There’s nothing inherently wrong with pure entertainment, as long as you don’t get locked in the mindset that meaningless entertainment is the best you could possibly aspire to.
Take film, for example. You’d be hard-pressed to argue that Edison’s movie of a man sneezing is “art” by any useful definition of the word. (And to stave off the “games are still young” argument: you can say the same thing about countless home videos on YouTube). But if you stopped there and took it as a given that that was all the medium was capable of, then you’d never have seen masterworks like Rear Window or White Chicks.
No, Seriously: Games are Media
And despite what I said earlier, it’s still helpful to point out “this is how Ebert [or whoever] is wrong”:
One obvious difference between art and games is that you can win a game. It has rules, points, objectives, and an outcome. Santiago might cite a immersive game without points or rules, but I would say then it ceases to be a game and becomes a representation of a story, a novel, a play, dance, a film. Those are things you cannot win; you can only experience them.
That’s approaching something useful, not just curmudgeonly “what’s with the kids and their video games these days?” but something like a genuine definition of where Ebert’s coming from. It’s easily refuted by anyone who’s played games in the past 15 years, but it’s actually a pretty good starting point for explanation of games as media.
For convenience, take a film that’s universally accepted as “art:” Casablanca. That is clearly a representation of a story, but it hasn’t ceased to be a film. So why can’t someone say the same for a non-abstract, narrative-based game?
You could translate Casablanca into a game, giving it rules (characters can’t come back to life after they die, Sam can’t suddenly become the romantic lead), points or status (Rick’s met Ilsa, Rick’s met Lazlo, Rick’s made it to the landing strip), objectives (get Ilsa past the Nazis), and an outcome (a hill of beans). With any story-based game, “win” or “experience” isn’t an either/or proposition: you win the game by experiencing it. (Note: this would be a lousy game, please don’t make it).
And that, of course, is only one type of game. To compare it to the history of film, a purely linear narrative-based game is the equivalent of filming a stage play: there are advantages to doing it in one medium instead of another, but it’s not fully exploiting the possibilities of the medium. And there are sufficient examples of games that are exploiting the possibilities of the medium; The Sims is the most successful, both artistically and, coincidentally, financially.
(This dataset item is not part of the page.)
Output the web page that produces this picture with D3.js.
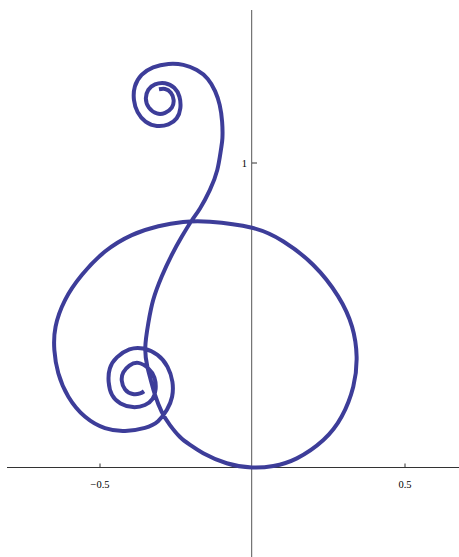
<!DOCTYPE html>
<html>
<head>
<meta charset="utf-8">
<script src="https://cdn.jsdelivr.net/npm/d3@7"></script>
<style>
  body { margin: 0; background: #fff; }
  svg { display: block; }
  .tick text { font-family: "Liberation Serif", "Times New Roman", serif; font-size: 10.5px; fill: #000; }
</style>
</head>
<body>
<script>
// curve, data units, in drawing order
const upperSpiral = [
  [-0.305, 1.240], [-0.285, 1.241], [-0.266, 1.229], [-0.257, 1.205], [-0.263, 1.180],
  [-0.285, 1.163], [-0.312, 1.161], [-0.338, 1.180], [-0.348, 1.210], [-0.340, 1.238],
  [-0.318, 1.256], [-0.285, 1.260], [-0.255, 1.245], [-0.238, 1.216], [-0.235, 1.178],
  [-0.247, 1.145], [-0.274, 1.125], [-0.312, 1.120], [-0.349, 1.134], [-0.375, 1.165],
  [-0.387, 1.205], [-0.384, 1.249], [-0.362, 1.287], [-0.324, 1.312], [-0.274, 1.323],
  [-0.225, 1.320], [-0.181, 1.303], [-0.145, 1.274], [-0.121, 1.234], [-0.106, 1.189],
  [-0.098, 1.134], [-0.097, 1.080],
]
const stem = [
  [-0.102, 1.041], [-0.114, 0.975], [-0.138, 0.910], [-0.170, 0.850], [-0.198, 0.809],
  [-0.230, 0.757], [-0.263, 0.697], [-0.296, 0.626], [-0.324, 0.549], [-0.340, 0.473],
  [-0.350, 0.392], [-0.343, 0.330], [-0.332, 0.287], [-0.318, 0.238], [-0.296, 0.182],
  [-0.269, 0.139], [-0.236, 0.100], [-0.203, 0.074], [-0.160, 0.047], [-0.083, 0.014],
  [0, 0],
]
const bigLoop = [
  [0.070, 0.005], [0.147, 0.030], [0.234, 0.090], [0.294, 0.167], [0.332, 0.265],
  [0.343, 0.363], [0.328, 0.462], [0.282, 0.562], [0.201, 0.664], [0.103, 0.741],
  [0, 0.786], [-0.138, 0.806], [-0.226, 0.805], [-0.307, 0.791], [-0.394, 0.762],
  [-0.482, 0.708], [-0.558, 0.631], [-0.613, 0.549], [-0.644, 0.462], [-0.648, 0.385],
  [-0.635, 0.309], [-0.602, 0.232], [-0.548, 0.167], [-0.482, 0.129], [-0.416, 0.120],
]
const lowerSpiral = [
  [-0.351, 0.130], [-0.308, 0.152], [-0.279, 0.189], [-0.262, 0.232], [-0.261, 0.281],
  [-0.277, 0.330], [-0.310, 0.369], [-0.357, 0.390], [-0.402, 0.387], [-0.443, 0.361],
  [-0.466, 0.325], [-0.470, 0.281], [-0.459, 0.238], [-0.431, 0.210], [-0.390, 0.198],
  [-0.351, 0.205], [-0.326, 0.225], [-0.316, 0.257], [-0.320, 0.295], [-0.340, 0.325],
  [-0.373, 0.343], [-0.402, 0.334], [-0.422, 0.312], [-0.427, 0.285], [-0.416, 0.256],
  [-0.391, 0.241], [-0.367, 0.243], [-0.354, 0.250],
]
const xTicks = [-0.5, 0.5]
const yTicks = [1]

const width = 459
const height = 557

const x = d3.scaleLinear().domain([-0.5, 0.5]).range([99.5, 404.5])
const y = d3.scaleLinear().domain([0, 1]).range([467.5, 162.5])

const svg = d3
  .select('body')
  .append('svg')
  .attr('width', width)
  .attr('height', height)

// axes through the origin, ticks pointing inwards like Mathematica
const xAxis = g =>
  g
    .attr('transform', `translate(0,${y(0)})`)
    .call(
      d3
        .axisTop(x)
        .tickValues(xTicks)
        .tickSize(4)
        .tickFormat(d3.format('.1f')),
    )
    .call(g => g.select('.domain').remove())
    .call(g => g.selectAll('.tick text').attr('y', 20).attr('dy', 0))

const yAxis = g =>
  g
    .attr('transform', `translate(${x(0)},0)`)
    .call(
      d3
        .axisLeft(y)
        .tickValues(yTicks)
        .tickSize(-5)
        .tickFormat(d3.format('d')),
    )
    .call(g => g.select('.domain').remove())
    .call(g => g.selectAll('.tick text').attr('x', -5).attr('dy', '0.35em'))

svg
  .append('line')
  .attr('x1', 7)
  .attr('x2', width)
  .attr('y1', y(0))
  .attr('y2', y(0))
  .attr('stroke', '#333')

svg
  .append('line')
  .attr('x1', x(0) - 0.3)
  .attr('x2', x(0) - 0.3)
  .attr('y1', 10)
  .attr('y2', height)
  .attr('stroke', '#555')

svg.append('g').call(xAxis)
svg.append('g').call(yAxis)
svg.selectAll('.tick line').attr('stroke', '#333')

const points = [...upperSpiral, ...stem, ...bigLoop, ...lowerSpiral]

// natural spline keeps the hand-read points on a smooth track
const line = d3
  .line()
  .x(d => x(d[0]))
  .y(d => y(d[1]))
  .curve(d3.curveNatural)

svg
  .append('path')
  .datum(points)
  .attr('d', line)
  .attr('fill', 'none')
  .attr('stroke', '#3d3d99')
  .attr('stroke-width', 4)
</script>
</body>
</html>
I’ve read interviews with Will Wright where he says that as he was developing what later turned into The Sims, he wasn’t preoccupied with making art. (Although I’m pretty sure that several of his collaborators were interested in making art). The key, though, is that he wasn’t preoccupied with any preconceived notions of what a game is or what a game can be. There’s no reason to suspect that a simulation of computer people would be all that fun or interesting, much less that it could become a satire of suburban life and relationships. But as with any art, you know it works when you see it.